We maintain BUY on WPIL, with unchanged TP of Rs650 (implying ~40% upside). Our constructive view on WPIL is underpinned by factors such as the company 1) being a globally well-diversified player, with presence across the value chain in the pump sector; 2) having a strong order book of Rs49bn (+47% YoY), which we believe will lead to a stronger revenue CAGR of 29% over FY26- 28E with pick-up in execution; and 3) likely seeing EBITDA/EPS CAGR of ~32%/41% over FY26-28E, on the back of better revenue mix and increasing high-margin aftermarket + O&M revenue. We expect structural demand tailwinds across water infrastructure, desalination, and wastewater treatment to be key growth drivers for WPIL, going forward.

Q4FY26 result summary

WPIL’s consolidated revenue/EBITDA came in at Rs5bn/Rs762mn, broadly in line with our estimates. The decline in revenue was mainly due to execution challenges in the domestic project business, largely related to JJM projects that we believe would see revival going ahead on account of JJM2. EBITDA margin improved by 90bps YoY to 14.9%. Q4FY26 PAT at Rs404mn looks lower YoY, albeit due to the tax-related adjustment on account of the Rutschi exit transaction in Q4FY25.
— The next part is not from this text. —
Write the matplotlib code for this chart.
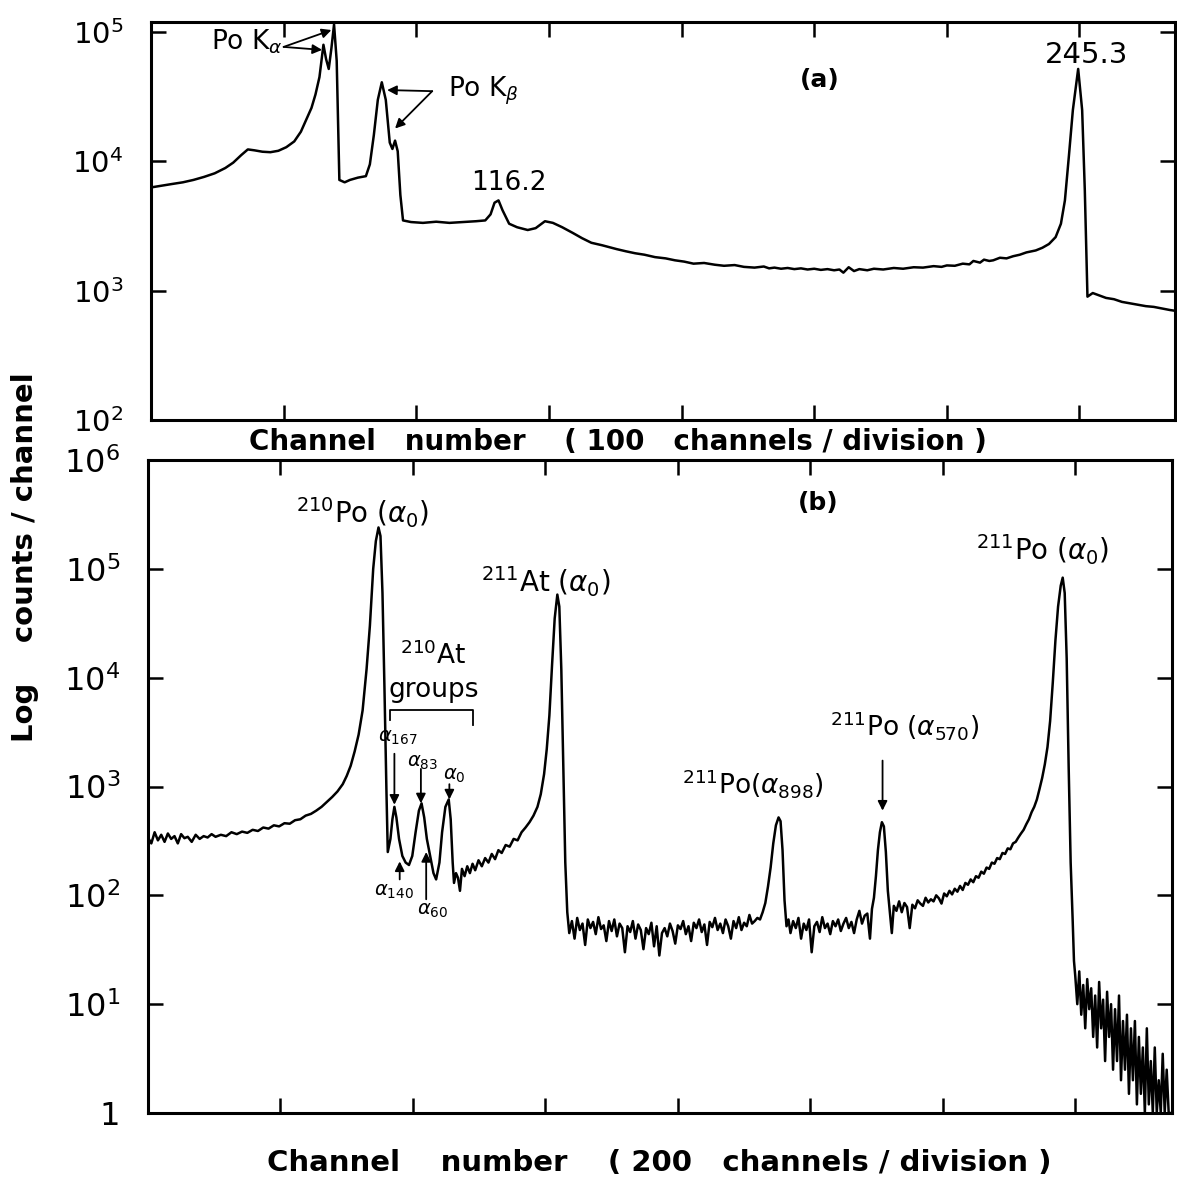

Growth momentum strong in international geographies

International revenue increased 73% YoY to Rs12bn in FY26, increasing its share in the total revenue to 62% in FY26 (from 38% in FY25). This increase is mainly attributable to its recent acquisition of a project-based company in South Africa (PCI Africa). The international order book at the end of FY26 stood at ~Rs26bn (+286% YoY). Margin profile of the international geography is better vs domestic. Over the next 2 years, we expect 34% CAGR in international revenue. With a robust installed base of the acquired businesses, we see the aftermarket and O&M businesses supporting strong EBITDA growth (35% CAGR over FY26-28E).

Aftermarket sales and O&M provide margin-improvement levers

Aftermarket sales account for 30-35% of WPIL’s product business. With pick up in the project business, the management expects O&M revenue to start kicking in soon. The current backlog includes Rs5bn from O&M. We see both businesses as sticky and marginaccretive in nature, and is likely to witness growth in line with the growing installed base, giving further fillip to profitability.

View and valuations – Maintain BUY

With a strong order book and pick up in execution, we expect ~29%/41% revenue/PAT CAGR, respectively, over FY26-28E for WPIL. The company’s return ratios remain healthy, with RoE/RoCE of 14.2%/15.9%, respectively, in FY26. The stock is currently trading at an attractive valuation of 19x/14x P/E for FY27E/28E. We recommend BUY on the stock with TP of Rs650, at 20x FY28E EPS (5-year average: 15x).